* Start *
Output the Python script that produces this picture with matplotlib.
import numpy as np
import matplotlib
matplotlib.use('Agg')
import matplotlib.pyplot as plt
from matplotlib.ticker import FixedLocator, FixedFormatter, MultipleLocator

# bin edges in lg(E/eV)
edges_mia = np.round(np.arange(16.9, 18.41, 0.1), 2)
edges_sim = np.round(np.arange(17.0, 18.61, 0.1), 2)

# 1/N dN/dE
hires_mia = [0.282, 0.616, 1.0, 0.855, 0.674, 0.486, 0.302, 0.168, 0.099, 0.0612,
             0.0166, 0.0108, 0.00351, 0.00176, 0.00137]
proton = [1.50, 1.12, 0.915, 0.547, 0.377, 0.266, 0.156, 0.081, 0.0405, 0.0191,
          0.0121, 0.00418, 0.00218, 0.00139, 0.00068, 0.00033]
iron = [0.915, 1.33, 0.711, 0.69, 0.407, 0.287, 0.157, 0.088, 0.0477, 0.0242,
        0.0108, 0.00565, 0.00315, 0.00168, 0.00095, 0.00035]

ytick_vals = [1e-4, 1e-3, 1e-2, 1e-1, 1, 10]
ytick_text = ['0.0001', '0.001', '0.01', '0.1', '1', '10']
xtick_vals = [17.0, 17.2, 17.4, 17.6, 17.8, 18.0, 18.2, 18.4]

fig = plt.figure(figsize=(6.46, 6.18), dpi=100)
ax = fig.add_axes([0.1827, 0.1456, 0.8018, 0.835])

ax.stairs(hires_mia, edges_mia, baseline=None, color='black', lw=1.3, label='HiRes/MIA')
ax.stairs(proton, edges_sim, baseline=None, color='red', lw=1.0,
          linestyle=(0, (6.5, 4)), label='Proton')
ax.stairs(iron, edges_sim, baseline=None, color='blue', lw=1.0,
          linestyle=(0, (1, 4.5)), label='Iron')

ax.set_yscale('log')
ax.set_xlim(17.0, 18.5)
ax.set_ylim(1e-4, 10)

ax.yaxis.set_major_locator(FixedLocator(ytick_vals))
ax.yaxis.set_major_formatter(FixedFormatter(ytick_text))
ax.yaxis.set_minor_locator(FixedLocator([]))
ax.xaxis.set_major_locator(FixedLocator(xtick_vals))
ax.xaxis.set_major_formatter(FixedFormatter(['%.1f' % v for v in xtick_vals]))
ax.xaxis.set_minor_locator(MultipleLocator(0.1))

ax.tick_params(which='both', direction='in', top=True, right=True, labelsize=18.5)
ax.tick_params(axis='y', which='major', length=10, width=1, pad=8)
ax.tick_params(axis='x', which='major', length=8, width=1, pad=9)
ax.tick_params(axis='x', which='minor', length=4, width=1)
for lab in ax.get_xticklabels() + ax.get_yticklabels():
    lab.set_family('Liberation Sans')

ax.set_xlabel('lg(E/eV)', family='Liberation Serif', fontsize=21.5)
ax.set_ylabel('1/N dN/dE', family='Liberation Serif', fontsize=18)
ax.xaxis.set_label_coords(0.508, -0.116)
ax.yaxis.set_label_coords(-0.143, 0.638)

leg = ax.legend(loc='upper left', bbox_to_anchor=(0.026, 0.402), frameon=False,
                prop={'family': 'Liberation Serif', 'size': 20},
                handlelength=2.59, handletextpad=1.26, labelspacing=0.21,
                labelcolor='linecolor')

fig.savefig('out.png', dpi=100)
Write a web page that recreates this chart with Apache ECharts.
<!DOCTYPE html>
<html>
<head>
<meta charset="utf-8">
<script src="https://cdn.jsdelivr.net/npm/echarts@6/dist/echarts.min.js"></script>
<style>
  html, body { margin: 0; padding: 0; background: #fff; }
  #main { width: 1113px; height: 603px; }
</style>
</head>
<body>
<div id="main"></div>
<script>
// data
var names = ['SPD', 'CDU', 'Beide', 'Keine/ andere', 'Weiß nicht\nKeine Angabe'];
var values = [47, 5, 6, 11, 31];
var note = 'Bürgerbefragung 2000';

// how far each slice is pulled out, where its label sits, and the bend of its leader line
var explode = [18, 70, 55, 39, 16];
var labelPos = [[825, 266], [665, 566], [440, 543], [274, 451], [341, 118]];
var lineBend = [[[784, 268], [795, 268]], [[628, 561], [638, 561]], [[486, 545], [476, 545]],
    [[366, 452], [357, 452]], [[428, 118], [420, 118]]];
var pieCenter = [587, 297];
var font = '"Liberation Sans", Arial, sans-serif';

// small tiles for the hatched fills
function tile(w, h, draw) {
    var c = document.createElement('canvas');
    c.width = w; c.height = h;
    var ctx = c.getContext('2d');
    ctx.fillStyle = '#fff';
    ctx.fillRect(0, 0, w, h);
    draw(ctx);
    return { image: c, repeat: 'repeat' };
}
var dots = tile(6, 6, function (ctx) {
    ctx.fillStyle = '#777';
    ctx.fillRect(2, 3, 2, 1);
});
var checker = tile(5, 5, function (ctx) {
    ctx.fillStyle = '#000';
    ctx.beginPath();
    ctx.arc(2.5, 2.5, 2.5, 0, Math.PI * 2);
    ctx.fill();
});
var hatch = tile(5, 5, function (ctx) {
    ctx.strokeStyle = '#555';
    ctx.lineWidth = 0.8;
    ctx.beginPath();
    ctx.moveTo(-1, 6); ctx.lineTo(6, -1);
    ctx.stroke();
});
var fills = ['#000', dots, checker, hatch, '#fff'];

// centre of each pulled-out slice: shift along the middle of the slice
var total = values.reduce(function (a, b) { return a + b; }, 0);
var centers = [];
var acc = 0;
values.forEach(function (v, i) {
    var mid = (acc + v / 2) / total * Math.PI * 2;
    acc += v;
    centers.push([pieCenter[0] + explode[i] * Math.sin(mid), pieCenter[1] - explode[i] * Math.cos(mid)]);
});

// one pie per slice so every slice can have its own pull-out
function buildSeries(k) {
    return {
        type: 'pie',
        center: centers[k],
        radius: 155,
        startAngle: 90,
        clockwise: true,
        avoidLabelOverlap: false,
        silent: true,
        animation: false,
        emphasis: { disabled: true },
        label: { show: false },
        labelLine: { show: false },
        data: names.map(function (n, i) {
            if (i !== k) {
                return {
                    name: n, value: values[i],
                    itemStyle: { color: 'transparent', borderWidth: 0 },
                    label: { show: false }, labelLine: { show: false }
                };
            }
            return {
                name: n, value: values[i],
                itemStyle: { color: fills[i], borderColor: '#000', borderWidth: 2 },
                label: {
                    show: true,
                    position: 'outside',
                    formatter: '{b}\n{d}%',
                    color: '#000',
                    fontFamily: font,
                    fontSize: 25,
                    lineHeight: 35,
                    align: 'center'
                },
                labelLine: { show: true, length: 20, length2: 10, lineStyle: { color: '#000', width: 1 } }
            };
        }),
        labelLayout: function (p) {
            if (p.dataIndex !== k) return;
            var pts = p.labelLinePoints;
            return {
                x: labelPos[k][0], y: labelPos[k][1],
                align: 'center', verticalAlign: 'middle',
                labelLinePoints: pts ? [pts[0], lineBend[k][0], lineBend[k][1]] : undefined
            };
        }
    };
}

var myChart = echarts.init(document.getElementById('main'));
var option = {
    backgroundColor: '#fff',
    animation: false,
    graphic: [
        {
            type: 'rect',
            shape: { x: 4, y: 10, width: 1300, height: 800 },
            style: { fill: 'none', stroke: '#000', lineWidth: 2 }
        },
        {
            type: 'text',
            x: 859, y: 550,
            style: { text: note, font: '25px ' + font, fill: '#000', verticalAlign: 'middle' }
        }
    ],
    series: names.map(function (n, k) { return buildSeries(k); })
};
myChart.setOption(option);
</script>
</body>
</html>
* End *
• Exercise requirements:
Quote the material exactly, leaving nothing out.

• The solution:
Output the Python script that produces this picture with matplotlib.
import numpy as np
import matplotlib
matplotlib.use('Agg')
import matplotlib.pyplot as plt
from matplotlib.ticker import FixedLocator, FixedFormatter, MultipleLocator

# bin edges in lg(E/eV)
edges_mia = np.round(np.arange(16.9, 18.41, 0.1), 2)
edges_sim = np.round(np.arange(17.0, 18.61, 0.1), 2)

# 1/N dN/dE
hires_mia = [0.282, 0.616, 1.0, 0.855, 0.674, 0.486, 0.302, 0.168, 0.099, 0.0612,
             0.0166, 0.0108, 0.00351, 0.00176, 0.00137]
proton = [1.50, 1.12, 0.915, 0.547, 0.377, 0.266, 0.156, 0.081, 0.0405, 0.0191,
          0.0121, 0.00418, 0.00218, 0.00139, 0.00068, 0.00033]
iron = [0.915, 1.33, 0.711, 0.69, 0.407, 0.287, 0.157, 0.088, 0.0477, 0.0242,
        0.0108, 0.00565, 0.00315, 0.00168, 0.00095, 0.00035]

ytick_vals = [1e-4, 1e-3, 1e-2, 1e-1, 1, 10]
ytick_text = ['0.0001', '0.001', '0.01', '0.1', '1', '10']
xtick_vals = [17.0, 17.2, 17.4, 17.6, 17.8, 18.0, 18.2, 18.4]

fig = plt.figure(figsize=(6.46, 6.18), dpi=100)
ax = fig.add_axes([0.1827, 0.1456, 0.8018, 0.835])

ax.stairs(hires_mia, edges_mia, baseline=None, color='black', lw=1.3, label='HiRes/MIA')
ax.stairs(proton, edges_sim, baseline=None, color='red', lw=1.0,
          linestyle=(0, (6.5, 4)), label='Proton')
ax.stairs(iron, edges_sim, baseline=None, color='blue', lw=1.0,
          linestyle=(0, (1, 4.5)), label='Iron')

ax.set_yscale('log')
ax.set_xlim(17.0, 18.5)
ax.set_ylim(1e-4, 10)

ax.yaxis.set_major_locator(FixedLocator(ytick_vals))
ax.yaxis.set_major_formatter(FixedFormatter(ytick_text))
ax.yaxis.set_minor_locator(FixedLocator([]))
ax.xaxis.set_major_locator(FixedLocator(xtick_vals))
ax.xaxis.set_major_formatter(FixedFormatter(['%.1f' % v for v in xtick_vals]))
ax.xaxis.set_minor_locator(MultipleLocator(0.1))

ax.tick_params(which='both', direction='in', top=True, right=True, labelsize=18.5)
ax.tick_params(axis='y', which='major', length=10, width=1, pad=8)
ax.tick_params(axis='x', which='major', length=8, width=1, pad=9)
ax.tick_params(axis='x', which='minor', length=4, width=1)
for lab in ax.get_xticklabels() + ax.get_yticklabels():
    lab.set_family('Liberation Sans')

ax.set_xlabel('lg(E/eV)', family='Liberation Serif', fontsize=21.5)
ax.set_ylabel('1/N dN/dE', family='Liberation Serif', fontsize=18)
ax.xaxis.set_label_coords(0.508, -0.116)
ax.yaxis.set_label_coords(-0.143, 0.638)

leg = ax.legend(loc='upper left', bbox_to_anchor=(0.026, 0.402), frameon=False,
                prop={'family': 'Liberation Serif', 'size': 20},
                handlelength=2.59, handletextpad=1.26, labelspacing=0.21,
                labelcolor='linecolor')

fig.savefig('out.png', dpi=100)
Write a web page that recreates this chart with Apache ECharts.
<!DOCTYPE html>
<html>
<head>
<meta charset="utf-8">
<script src="https://cdn.jsdelivr.net/npm/echarts@6/dist/echarts.min.js"></script>
<style>
  html, body { margin: 0; padding: 0; background: #fff; }
  #main { width: 1113px; height: 603px; }
</style>
</head>
<body>
<div id="main"></div>
<script>
// data
var names = ['SPD', 'CDU', 'Beide', 'Keine/ andere', 'Weiß nicht\nKeine Angabe'];
var values = [47, 5, 6, 11, 31];
var note = 'Bürgerbefragung 2000';

// how far each slice is pulled out, where its label sits, and the bend of its leader line
var explode = [18, 70, 55, 39, 16];
var labelPos = [[825, 266], [665, 566], [440, 543], [274, 451], [341, 118]];
var lineBend = [[[784, 268], [795, 268]], [[628, 561], [638, 561]], [[486, 545], [476, 545]],
    [[366, 452], [357, 452]], [[428, 118], [420, 118]]];
var pieCenter = [587, 297];
var font = '"Liberation Sans", Arial, sans-serif';

// small tiles for the hatched fills
function tile(w, h, draw) {
    var c = document.createElement('canvas');
    c.width = w; c.height = h;
    var ctx = c.getContext('2d');
    ctx.fillStyle = '#fff';
    ctx.fillRect(0, 0, w, h);
    draw(ctx);
    return { image: c, repeat: 'repeat' };
}
var dots = tile(6, 6, function (ctx) {
    ctx.fillStyle = '#777';
    ctx.fillRect(2, 3, 2, 1);
});
var checker = tile(5, 5, function (ctx) {
    ctx.fillStyle = '#000';
    ctx.beginPath();
    ctx.arc(2.5, 2.5, 2.5, 0, Math.PI * 2);
    ctx.fill();
});
var hatch = tile(5, 5, function (ctx) {
    ctx.strokeStyle = '#555';
    ctx.lineWidth = 0.8;
    ctx.beginPath();
    ctx.moveTo(-1, 6); ctx.lineTo(6, -1);
    ctx.stroke();
});
var fills = ['#000', dots, checker, hatch, '#fff'];

// centre of each pulled-out slice: shift along the middle of the slice
var total = values.reduce(function (a, b) { return a + b; }, 0);
var centers = [];
var acc = 0;
values.forEach(function (v, i) {
    var mid = (acc + v / 2) / total * Math.PI * 2;
    acc += v;
    centers.push([pieCenter[0] + explode[i] * Math.sin(mid), pieCenter[1] - explode[i] * Math.cos(mid)]);
});

// one pie per slice so every slice can have its own pull-out
function buildSeries(k) {
    return {
        type: 'pie',
        center: centers[k],
        radius: 155,
        startAngle: 90,
        clockwise: true,
        avoidLabelOverlap: false,
        silent: true,
        animation: false,
        emphasis: { disabled: true },
        label: { show: false },
        labelLine: { show: false },
        data: names.map(function (n, i) {
            if (i !== k) {
                return {
                    name: n, value: values[i],
                    itemStyle: { color: 'transparent', borderWidth: 0 },
                    label: { show: false }, labelLine: { show: false }
                };
            }
            return {
                name: n, value: values[i],
                itemStyle: { color: fills[i], borderColor: '#000', borderWidth: 2 },
                label: {
                    show: true,
                    position: 'outside',
                    formatter: '{b}\n{d}%',
                    color: '#000',
                    fontFamily: font,
                    fontSize: 25,
                    lineHeight: 35,
                    align: 'center'
                },
                labelLine: { show: true, length: 20, length2: 10, lineStyle: { color: '#000', width: 1 } }
            };
        }),
        labelLayout: function (p) {
            if (p.dataIndex !== k) return;
            var pts = p.labelLinePoints;
            return {
                x: labelPos[k][0], y: labelPos[k][1],
                align: 'center', verticalAlign: 'middle',
                labelLinePoints: pts ? [pts[0], lineBend[k][0], lineBend[k][1]] : undefined
            };
        }
    };
}

var myChart = echarts.init(document.getElementById('main'));
var option = {
    backgroundColor: '#fff',
    animation: false,
    graphic: [
        {
            type: 'rect',
            shape: { x: 4, y: 10, width: 1300, height: 800 },
            style: { fill: 'none', stroke: '#000', lineWidth: 2 }
        },
        {
            type: 'text',
            x: 859, y: 550,
            style: { text: note, font: '25px ' + font, fill: '#000', verticalAlign: 'middle' }
        }
    ],
    series: names.map(function (n, k) { return buildSeries(k); })
};
myChart.setOption(option);
</script>
</body>
</html>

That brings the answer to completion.